Moreover, the issuance of the writ is an ancillary or preventive remedy to secure the rights of a party to a pending case is entirely within the discretion of the court taking cognizance of the case. The only limitation upon this discretionary power is that it should be exercised upon the grounds and in the manner provided for by law.

The Petitioners have been alleging that the Hearing panel acted with grave abuse of discretion in issuing the subject writ. However, a scrutiny of the said Order dated 27 March 1998 and the proceedings conducted prior to its issuance reveal otherwise. The Petitioners have made use of this legal term thoughtlessly.

Grave abuse of discretion has been defined as such capricious and whimsical exercise of judgement as is equivalent to lack of jurisdiction. The Supreme Court went further in stating that abuse of discretion alone is not sufficient, and to warrant the issuance of the writ on that ground, the abuse of discretion must be grave, as where the power is exercised in an arbitrary or despotic manner by reason of passion or personal hostility, and it must be so patent and gross as to amount to an evasion of positive duty or to a virtual refusal to perform the duty enjoined or to act at all in contemplation of law. (67 Phil. 340, Tavera-Luna, Inc. v. Nable)
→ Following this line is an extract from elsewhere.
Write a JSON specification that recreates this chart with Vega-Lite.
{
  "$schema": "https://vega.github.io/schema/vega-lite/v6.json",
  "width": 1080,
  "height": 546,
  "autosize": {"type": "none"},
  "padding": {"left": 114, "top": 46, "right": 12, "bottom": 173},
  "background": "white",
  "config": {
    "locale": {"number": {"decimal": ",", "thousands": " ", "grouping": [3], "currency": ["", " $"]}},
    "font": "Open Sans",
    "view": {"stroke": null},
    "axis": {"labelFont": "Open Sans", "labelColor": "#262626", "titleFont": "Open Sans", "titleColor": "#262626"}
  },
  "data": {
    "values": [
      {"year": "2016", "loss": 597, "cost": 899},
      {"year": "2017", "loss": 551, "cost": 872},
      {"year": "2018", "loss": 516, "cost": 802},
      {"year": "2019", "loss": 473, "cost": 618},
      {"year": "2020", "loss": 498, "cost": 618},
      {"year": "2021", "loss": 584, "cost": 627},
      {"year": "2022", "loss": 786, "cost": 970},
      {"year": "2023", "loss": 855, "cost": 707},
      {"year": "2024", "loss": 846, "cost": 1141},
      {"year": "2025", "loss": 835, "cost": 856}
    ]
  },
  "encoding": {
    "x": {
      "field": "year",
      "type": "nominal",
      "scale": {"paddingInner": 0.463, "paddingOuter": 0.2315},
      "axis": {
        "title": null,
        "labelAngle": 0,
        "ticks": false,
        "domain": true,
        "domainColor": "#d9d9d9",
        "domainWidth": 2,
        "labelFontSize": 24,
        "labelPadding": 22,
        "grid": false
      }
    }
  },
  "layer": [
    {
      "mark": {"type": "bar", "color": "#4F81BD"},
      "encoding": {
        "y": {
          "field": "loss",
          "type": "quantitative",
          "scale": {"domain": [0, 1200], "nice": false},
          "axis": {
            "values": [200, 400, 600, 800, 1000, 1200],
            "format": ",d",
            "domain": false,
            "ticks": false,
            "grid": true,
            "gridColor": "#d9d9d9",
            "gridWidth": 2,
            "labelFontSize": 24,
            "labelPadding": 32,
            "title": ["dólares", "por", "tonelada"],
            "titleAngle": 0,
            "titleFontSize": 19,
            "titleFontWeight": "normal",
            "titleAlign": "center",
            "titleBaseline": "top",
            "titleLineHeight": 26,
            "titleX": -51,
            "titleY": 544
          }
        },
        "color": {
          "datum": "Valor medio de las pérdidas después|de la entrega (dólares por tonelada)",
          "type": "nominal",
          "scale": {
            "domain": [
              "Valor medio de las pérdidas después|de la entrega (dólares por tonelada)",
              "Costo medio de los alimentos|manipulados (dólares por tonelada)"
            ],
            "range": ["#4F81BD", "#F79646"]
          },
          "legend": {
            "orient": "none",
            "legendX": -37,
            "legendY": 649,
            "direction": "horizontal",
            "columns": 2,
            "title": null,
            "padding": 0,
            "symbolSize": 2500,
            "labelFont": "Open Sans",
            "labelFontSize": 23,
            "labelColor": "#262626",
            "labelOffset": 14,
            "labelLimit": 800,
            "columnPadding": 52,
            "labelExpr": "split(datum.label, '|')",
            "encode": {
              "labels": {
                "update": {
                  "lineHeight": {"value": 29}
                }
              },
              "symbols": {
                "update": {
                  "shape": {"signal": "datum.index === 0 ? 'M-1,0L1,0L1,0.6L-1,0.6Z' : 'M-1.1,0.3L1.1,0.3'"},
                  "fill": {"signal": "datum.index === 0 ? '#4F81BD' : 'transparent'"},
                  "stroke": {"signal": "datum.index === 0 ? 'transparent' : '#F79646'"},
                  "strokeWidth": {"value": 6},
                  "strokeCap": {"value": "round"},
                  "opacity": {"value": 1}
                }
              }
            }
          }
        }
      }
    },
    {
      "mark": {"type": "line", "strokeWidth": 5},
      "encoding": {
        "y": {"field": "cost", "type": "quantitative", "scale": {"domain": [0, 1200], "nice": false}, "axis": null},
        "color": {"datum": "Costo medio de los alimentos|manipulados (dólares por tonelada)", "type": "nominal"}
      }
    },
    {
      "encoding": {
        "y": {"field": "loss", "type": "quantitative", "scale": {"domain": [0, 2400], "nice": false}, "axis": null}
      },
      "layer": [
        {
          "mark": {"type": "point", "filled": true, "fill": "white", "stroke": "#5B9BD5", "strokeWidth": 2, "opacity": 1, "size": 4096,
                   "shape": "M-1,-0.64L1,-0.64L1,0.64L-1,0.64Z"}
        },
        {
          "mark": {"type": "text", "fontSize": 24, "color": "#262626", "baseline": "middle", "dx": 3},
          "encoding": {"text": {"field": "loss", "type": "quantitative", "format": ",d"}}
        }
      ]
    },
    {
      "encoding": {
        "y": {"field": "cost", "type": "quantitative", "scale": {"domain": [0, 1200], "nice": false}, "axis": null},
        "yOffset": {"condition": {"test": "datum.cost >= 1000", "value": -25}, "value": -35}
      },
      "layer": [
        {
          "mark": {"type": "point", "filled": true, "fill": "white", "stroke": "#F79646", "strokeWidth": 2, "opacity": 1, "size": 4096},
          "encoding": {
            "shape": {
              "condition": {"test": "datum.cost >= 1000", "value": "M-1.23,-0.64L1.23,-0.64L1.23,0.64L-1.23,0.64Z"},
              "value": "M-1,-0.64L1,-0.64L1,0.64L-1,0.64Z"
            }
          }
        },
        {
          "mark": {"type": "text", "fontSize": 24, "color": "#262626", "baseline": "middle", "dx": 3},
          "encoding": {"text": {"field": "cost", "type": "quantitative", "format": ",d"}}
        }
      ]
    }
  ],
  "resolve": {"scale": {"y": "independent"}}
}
No grave abuse of discretion can be imputed upon the Hearing Panel in issuing the Writ of Preliminary Injunction in favor of the Respondents. They have conducted hearings on its application and have considered and taken into account the evidence presented by both sides. The most that could be ascribed to the Hearing Panel, if any, is an error in the appreciation of evidence, which, however, is not such jurisdictional matter that may be determined in a certiorari proceeding. Nonetheless, We find that the issuance of the injunctive writ below is supported by sufficient, credible and persuasive evidence.4

The assailed resolution of the Court of Appeals being baseless and having found the resolution of the Securities and Exchange Commission En Banc dated July 7, 1998 to be valid, the petition before the Court of Appeals is rendered moot. The proceedings before the SICD should, therefore, continue and be resolved with dispatch.
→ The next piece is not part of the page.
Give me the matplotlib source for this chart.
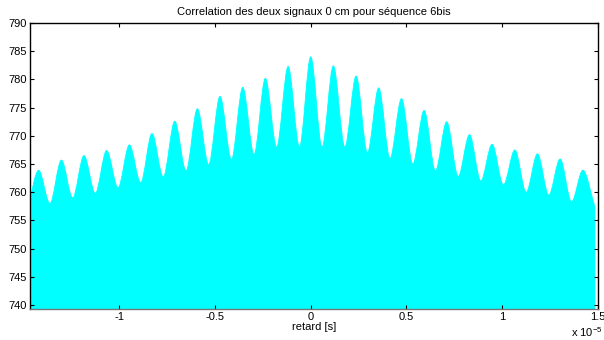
import matplotlib
matplotlib.use("Agg")
import matplotlib.pyplot as plt
from matplotlib.path import Path
from matplotlib.patches import PathPatch
from matplotlib.ticker import FuncFormatter

# lag positions in units of 1e-5 s : left edge, then peak/trough alternating, right edge
lag = [-1.476,
       -1.421, -1.362, -1.302, -1.243, -1.184, -1.125, -1.066, -1.006,
       -0.947, -0.888, -0.829, -0.770, -0.710, -0.651, -0.592, -0.533,
       -0.474, -0.414, -0.355, -0.296, -0.237, -0.178, -0.118, -0.059,
       0.0,
       0.059, 0.118, 0.178, 0.237, 0.296, 0.355, 0.414, 0.474,
       0.533, 0.592, 0.651, 0.710, 0.770, 0.829, 0.888, 0.947,
       1.006, 1.066, 1.125, 1.184, 1.243, 1.302, 1.362, 1.421,
       1.484]

corr = [757.4,
        763.9, 758.0, 765.7, 759.0, 766.5, 759.8, 767.4, 760.8,
        768.4, 761.7, 770.4, 762.7, 772.6, 763.8, 774.8, 764.9,
        777.0, 765.8, 778.6, 766.7, 780.2, 768.0, 782.3, 768.0,
        784.0,
        768.0, 782.4, 768.0, 780.6, 767.0, 778.5, 766.0, 776.6,
        765.0, 774.5, 763.8, 772.5, 762.8, 770.2, 762.0, 768.5,
        761.3, 767.5, 760.0, 766.8, 759.5, 765.9, 758.3, 763.9,
        757.4]

xticks = [-1, -0.5, 0, 0.5, 1, 1.5]
yticks = [740, 745, 750, 755, 760, 765, 770, 775, 780, 785, 790]

plt.rcParams['font.family'] = 'Liberation Sans'
plt.rcParams['font.size'] = 8
plt.rcParams['mathtext.fontset'] = 'custom'
plt.rcParams['mathtext.rm'] = 'Liberation Sans'
plt.rcParams['mathtext.default'] = 'regular'

fig = plt.figure(figsize=(6.04, 3.40), dpi=100)
ax = fig.add_axes([30/604, 1 - 309/340, 568/604, 286/340])

# smooth envelope through the extrema (cubic Bezier, flat at peaks/troughs)
base = 700
verts = [(lag[0], base), (lag[0], corr[0])]
codes = [Path.MOVETO, Path.LINETO]
n = len(lag)
for i in range(n - 1):
    x0, y0 = lag[i], corr[i]
    x1, y1 = lag[i + 1], corr[i + 1]
    d = x1 - x0
    c0 = (x0 + d/3, y0) if i > 0 else (x0 + d/3, y0 + (y1 - y0)/3)
    c1 = (x1 - d/3, y1) if i < n - 2 else (x1 - d/3, y1 - (y1 - y0)/3)
    verts += [c0, c1, (x1, y1)]
    codes += [Path.CURVE4] * 3
verts += [(lag[-1], base), (lag[0], base)]
codes += [Path.LINETO, Path.CLOSEPOLY]
ax.add_patch(PathPatch(Path(verts, codes), facecolor='#00FFFF', edgecolor='#00FFFF', linewidth=0.6))

ax.set_xlim(-1.466, 1.5)
ax.set_ylim(739.3, 790)
ax.set_xticks(xticks)
ax.set_yticks(yticks)
ax.xaxis.set_major_formatter(FuncFormatter(lambda v, p: f"{v:g}"))
ax.tick_params(direction='in', length=3, width=0.8, top=True, right=True, pad=2)
for s in ax.spines.values():
    s.set_linewidth(1.0)
    s.set_color('black')
ax.spines['bottom'].set_color('#777777')

ax.set_title("Correlation des deux signaux 0 cm pour séquence 6bis", fontsize=8, pad=6)
ax.set_xlabel("retard [s]", labelpad=0.5)
fig.text(571/604, 3/340, "x 10$^{-5}$", fontsize=8, ha='left', va='baseline')

fig.savefig("out.png", dpi=100)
WHEREFORE, in view of the foregoing, the petition is GRANTED. The Resolution dated August 27, 1998 of the Court of Appeals is hereby SET ASIDE. The SICD is directed to resolve with dispatch SEC Case No. 03-98-5926.

SO ORDERED.

Davide, Jr., C.J., (Chairman), Melo, Kapunan, and Pardo, JJ., concur.

Endnotes:


1 TSN dated 11 August 1998, pp. 63-64 in CA-G.R. No. 48456; Annex II, pp.

2 Rosete v. Court of Appeals, 264 SCRA 147 [1996].

3 Rollo, p. 313.

4 Securities and Exchange Commission En Banc Decision dated July 7, 1998; Rollo, pp. 313-315.